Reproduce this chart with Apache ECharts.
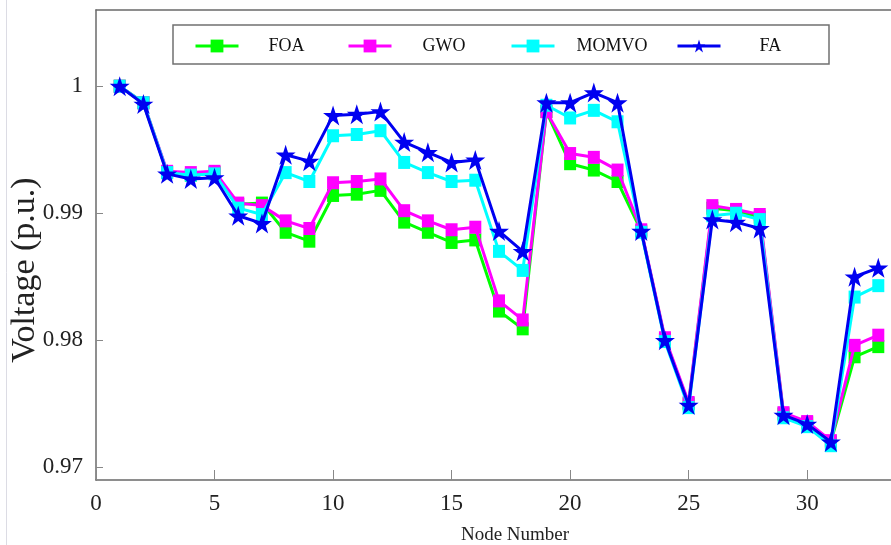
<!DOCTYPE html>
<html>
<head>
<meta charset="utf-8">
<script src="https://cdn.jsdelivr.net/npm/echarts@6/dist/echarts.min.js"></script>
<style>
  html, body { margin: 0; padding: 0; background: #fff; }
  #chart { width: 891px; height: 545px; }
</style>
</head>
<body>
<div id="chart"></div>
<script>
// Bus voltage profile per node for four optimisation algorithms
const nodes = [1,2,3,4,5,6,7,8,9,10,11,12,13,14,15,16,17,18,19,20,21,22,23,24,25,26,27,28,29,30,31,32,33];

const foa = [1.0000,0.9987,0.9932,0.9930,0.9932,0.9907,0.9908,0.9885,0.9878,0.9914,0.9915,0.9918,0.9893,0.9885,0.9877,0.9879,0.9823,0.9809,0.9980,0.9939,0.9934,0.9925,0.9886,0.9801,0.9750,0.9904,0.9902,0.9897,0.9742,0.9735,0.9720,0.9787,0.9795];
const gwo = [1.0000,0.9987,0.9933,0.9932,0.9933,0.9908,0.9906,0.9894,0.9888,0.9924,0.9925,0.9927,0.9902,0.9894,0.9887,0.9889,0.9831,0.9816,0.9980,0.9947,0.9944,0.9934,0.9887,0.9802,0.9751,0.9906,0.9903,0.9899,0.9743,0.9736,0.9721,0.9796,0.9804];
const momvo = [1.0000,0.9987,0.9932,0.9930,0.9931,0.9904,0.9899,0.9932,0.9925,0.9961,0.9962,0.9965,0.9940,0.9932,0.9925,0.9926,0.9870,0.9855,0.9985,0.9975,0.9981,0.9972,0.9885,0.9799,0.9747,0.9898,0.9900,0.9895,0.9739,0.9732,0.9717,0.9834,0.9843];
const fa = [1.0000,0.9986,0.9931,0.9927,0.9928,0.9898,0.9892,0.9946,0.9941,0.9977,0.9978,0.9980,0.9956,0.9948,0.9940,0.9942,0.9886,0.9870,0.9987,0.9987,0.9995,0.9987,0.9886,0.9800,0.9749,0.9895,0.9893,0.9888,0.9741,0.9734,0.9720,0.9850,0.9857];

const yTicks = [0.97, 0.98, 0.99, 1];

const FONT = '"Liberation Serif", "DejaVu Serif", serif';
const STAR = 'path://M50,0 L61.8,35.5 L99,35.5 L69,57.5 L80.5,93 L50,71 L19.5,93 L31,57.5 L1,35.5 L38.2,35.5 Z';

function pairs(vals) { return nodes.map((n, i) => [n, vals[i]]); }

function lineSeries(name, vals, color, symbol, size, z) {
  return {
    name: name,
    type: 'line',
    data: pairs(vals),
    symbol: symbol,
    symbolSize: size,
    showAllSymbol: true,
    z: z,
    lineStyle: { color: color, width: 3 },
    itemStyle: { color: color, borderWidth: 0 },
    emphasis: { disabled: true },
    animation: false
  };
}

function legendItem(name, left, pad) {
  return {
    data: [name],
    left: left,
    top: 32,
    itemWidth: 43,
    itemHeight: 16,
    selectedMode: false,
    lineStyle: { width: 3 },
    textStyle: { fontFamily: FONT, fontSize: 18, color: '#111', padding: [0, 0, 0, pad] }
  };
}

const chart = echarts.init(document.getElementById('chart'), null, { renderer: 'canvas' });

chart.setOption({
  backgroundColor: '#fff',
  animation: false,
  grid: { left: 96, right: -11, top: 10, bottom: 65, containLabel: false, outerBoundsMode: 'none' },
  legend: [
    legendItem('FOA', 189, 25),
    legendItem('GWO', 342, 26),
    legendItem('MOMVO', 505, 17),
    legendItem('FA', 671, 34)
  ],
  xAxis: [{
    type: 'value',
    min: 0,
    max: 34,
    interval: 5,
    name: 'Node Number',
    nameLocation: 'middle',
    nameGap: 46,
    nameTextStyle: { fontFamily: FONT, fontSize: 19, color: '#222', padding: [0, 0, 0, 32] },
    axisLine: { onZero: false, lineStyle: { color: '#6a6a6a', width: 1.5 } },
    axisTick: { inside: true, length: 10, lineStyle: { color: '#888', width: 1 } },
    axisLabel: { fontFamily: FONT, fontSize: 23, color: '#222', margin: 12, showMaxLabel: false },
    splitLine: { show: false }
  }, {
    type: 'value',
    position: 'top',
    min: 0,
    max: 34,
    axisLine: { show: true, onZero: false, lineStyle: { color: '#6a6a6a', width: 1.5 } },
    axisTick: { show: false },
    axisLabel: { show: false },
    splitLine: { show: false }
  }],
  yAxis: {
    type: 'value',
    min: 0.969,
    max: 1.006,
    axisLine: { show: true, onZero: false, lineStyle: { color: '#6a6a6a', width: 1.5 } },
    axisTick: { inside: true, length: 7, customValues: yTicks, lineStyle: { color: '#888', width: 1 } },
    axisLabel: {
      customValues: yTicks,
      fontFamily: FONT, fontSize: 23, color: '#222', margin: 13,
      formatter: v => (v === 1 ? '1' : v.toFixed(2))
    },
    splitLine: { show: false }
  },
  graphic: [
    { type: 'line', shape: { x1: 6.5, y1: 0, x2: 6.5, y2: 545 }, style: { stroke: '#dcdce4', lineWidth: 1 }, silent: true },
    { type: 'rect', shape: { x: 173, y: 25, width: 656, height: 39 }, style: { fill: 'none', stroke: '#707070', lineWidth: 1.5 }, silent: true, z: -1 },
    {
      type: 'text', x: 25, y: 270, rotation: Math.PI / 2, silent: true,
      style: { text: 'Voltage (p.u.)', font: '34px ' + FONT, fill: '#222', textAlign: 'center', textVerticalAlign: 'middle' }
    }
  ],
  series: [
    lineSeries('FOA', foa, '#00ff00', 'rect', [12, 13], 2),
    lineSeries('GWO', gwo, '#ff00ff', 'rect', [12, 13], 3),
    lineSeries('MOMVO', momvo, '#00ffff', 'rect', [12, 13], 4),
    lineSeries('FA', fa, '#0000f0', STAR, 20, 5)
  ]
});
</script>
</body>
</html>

──────

Goal of the exercise: Set every line down exactly as written, leaving each picture out.

Answer for the task:
Reproduce this chart with Apache ECharts.
<!DOCTYPE html>
<html>
<head>
<meta charset="utf-8">
<script src="https://cdn.jsdelivr.net/npm/echarts@6/dist/echarts.min.js"></script>
<style>
  html, body { margin: 0; padding: 0; background: #fff; }
  #chart { width: 891px; height: 545px; }
</style>
</head>
<body>
<div id="chart"></div>
<script>
// Bus voltage profile per node for four optimisation algorithms
const nodes = [1,2,3,4,5,6,7,8,9,10,11,12,13,14,15,16,17,18,19,20,21,22,23,24,25,26,27,28,29,30,31,32,33];

const foa = [1.0000,0.9987,0.9932,0.9930,0.9932,0.9907,0.9908,0.9885,0.9878,0.9914,0.9915,0.9918,0.9893,0.9885,0.9877,0.9879,0.9823,0.9809,0.9980,0.9939,0.9934,0.9925,0.9886,0.9801,0.9750,0.9904,0.9902,0.9897,0.9742,0.9735,0.9720,0.9787,0.9795];
const gwo = [1.0000,0.9987,0.9933,0.9932,0.9933,0.9908,0.9906,0.9894,0.9888,0.9924,0.9925,0.9927,0.9902,0.9894,0.9887,0.9889,0.9831,0.9816,0.9980,0.9947,0.9944,0.9934,0.9887,0.9802,0.9751,0.9906,0.9903,0.9899,0.9743,0.9736,0.9721,0.9796,0.9804];
const momvo = [1.0000,0.9987,0.9932,0.9930,0.9931,0.9904,0.9899,0.9932,0.9925,0.9961,0.9962,0.9965,0.9940,0.9932,0.9925,0.9926,0.9870,0.9855,0.9985,0.9975,0.9981,0.9972,0.9885,0.9799,0.9747,0.9898,0.9900,0.9895,0.9739,0.9732,0.9717,0.9834,0.9843];
const fa = [1.0000,0.9986,0.9931,0.9927,0.9928,0.9898,0.9892,0.9946,0.9941,0.9977,0.9978,0.9980,0.9956,0.9948,0.9940,0.9942,0.9886,0.9870,0.9987,0.9987,0.9995,0.9987,0.9886,0.9800,0.9749,0.9895,0.9893,0.9888,0.9741,0.9734,0.9720,0.9850,0.9857];

const yTicks = [0.97, 0.98, 0.99, 1];

const FONT = '"Liberation Serif", "DejaVu Serif", serif';
const STAR = 'path://M50,0 L61.8,35.5 L99,35.5 L69,57.5 L80.5,93 L50,71 L19.5,93 L31,57.5 L1,35.5 L38.2,35.5 Z';

function pairs(vals) { return nodes.map((n, i) => [n, vals[i]]); }

function lineSeries(name, vals, color, symbol, size, z) {
  return {
    name: name,
    type: 'line',
    data: pairs(vals),
    symbol: symbol,
    symbolSize: size,
    showAllSymbol: true,
    z: z,
    lineStyle: { color: color, width: 3 },
    itemStyle: { color: color, borderWidth: 0 },
    emphasis: { disabled: true },
    animation: false
  };
}

function legendItem(name, left, pad) {
  return {
    data: [name],
    left: left,
    top: 32,
    itemWidth: 43,
    itemHeight: 16,
    selectedMode: false,
    lineStyle: { width: 3 },
    textStyle: { fontFamily: FONT, fontSize: 18, color: '#111', padding: [0, 0, 0, pad] }
  };
}

const chart = echarts.init(document.getElementById('chart'), null, { renderer: 'canvas' });

chart.setOption({
  backgroundColor: '#fff',
  animation: false,
  grid: { left: 96, right: -11, top: 10, bottom: 65, containLabel: false, outerBoundsMode: 'none' },
  legend: [
    legendItem('FOA', 189, 25),
    legendItem('GWO', 342, 26),
    legendItem('MOMVO', 505, 17),
    legendItem('FA', 671, 34)
  ],
  xAxis: [{
    type: 'value',
    min: 0,
    max: 34,
    interval: 5,
    name: 'Node Number',
    nameLocation: 'middle',
    nameGap: 46,
    nameTextStyle: { fontFamily: FONT, fontSize: 19, color: '#222', padding: [0, 0, 0, 32] },
    axisLine: { onZero: false, lineStyle: { color: '#6a6a6a', width: 1.5 } },
    axisTick: { inside: true, length: 10, lineStyle: { color: '#888', width: 1 } },
    axisLabel: { fontFamily: FONT, fontSize: 23, color: '#222', margin: 12, showMaxLabel: false },
    splitLine: { show: false }
  }, {
    type: 'value',
    position: 'top',
    min: 0,
    max: 34,
    axisLine: { show: true, onZero: false, lineStyle: { color: '#6a6a6a', width: 1.5 } },
    axisTick: { show: false },
    axisLabel: { show: false },
    splitLine: { show: false }
  }],
  yAxis: {
    type: 'value',
    min: 0.969,
    max: 1.006,
    axisLine: { show: true, onZero: false, lineStyle: { color: '#6a6a6a', width: 1.5 } },
    axisTick: { inside: true, length: 7, customValues: yTicks, lineStyle: { color: '#888', width: 1 } },
    axisLabel: {
      customValues: yTicks,
      fontFamily: FONT, fontSize: 23, color: '#222', margin: 13,
      formatter: v => (v === 1 ? '1' : v.toFixed(2))
    },
    splitLine: { show: false }
  },
  graphic: [
    { type: 'line', shape: { x1: 6.5, y1: 0, x2: 6.5, y2: 545 }, style: { stroke: '#dcdce4', lineWidth: 1 }, silent: true },
    { type: 'rect', shape: { x: 173, y: 25, width: 656, height: 39 }, style: { fill: 'none', stroke: '#707070', lineWidth: 1.5 }, silent: true, z: -1 },
    {
      type: 'text', x: 25, y: 270, rotation: Math.PI / 2, silent: true,
      style: { text: 'Voltage (p.u.)', font: '34px ' + FONT, fill: '#222', textAlign: 'center', textVerticalAlign: 'middle' }
    }
  ],
  series: [
    lineSeries('FOA', foa, '#00ff00', 'rect', [12, 13], 2),
    lineSeries('GWO', gwo, '#ff00ff', 'rect', [12, 13], 3),
    lineSeries('MOMVO', momvo, '#00ffff', 'rect', [12, 13], 4),
    lineSeries('FA', fa, '#0000f0', STAR, 20, 5)
  ]
});
</script>
</body>
</html>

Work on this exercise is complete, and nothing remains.